3. The power‐series (analytic) definition
Analytically, we can define sine by its infinite Taylor series about 0:
$$ \boxed{\displaystyle \sin x = x \;-\;\frac{x^3}{3!}\;+\;\frac{x^5}{5!}\;-\;\frac{x^7}{7!} \;+\;\cdots} $$
This converges for every real (and complex!) x. You no longer need a triangle or circle—just algebra and limits. From this you can prove all the familiar properties:
- Oddness: sin(−x)=−sin x
- Periodicity: sin(x+2π)=sin x
- Derivatives: d/dx sin x=cos x, etc.
4. The differential‐equation definition
Yet another equivalent is to say “sin x is the unique solution of”
$$ \frac{d^2y}{dx^2} + y = 0,\quad y(0)=0,\;y'(0)=1. $$
This defines it for all x, independent of any triangle picture.
In practice
- For intuition: think “y‐coordinate on the unit circle.”
- For computation: use the series or numerical algorithms derived from it.
- For theory: you can lean on the ODE or on complex‐analytic continuation to define sin z for complex z.

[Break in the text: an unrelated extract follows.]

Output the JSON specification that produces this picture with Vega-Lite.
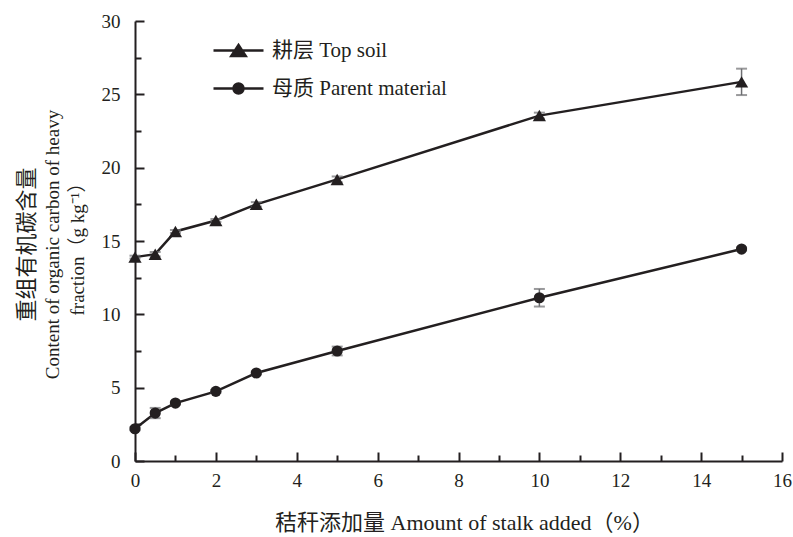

All of these views agree and ensure that sin x makes perfect sense (and behaves beautifully) for angles of any measure—acute, obtuse, reflex, negative, fractional, or purely imaginary.
The output contained a hallucinated imgur image. I only saw it after exporting it for this post. I have commented it out, but you can see it in the HTML of this page.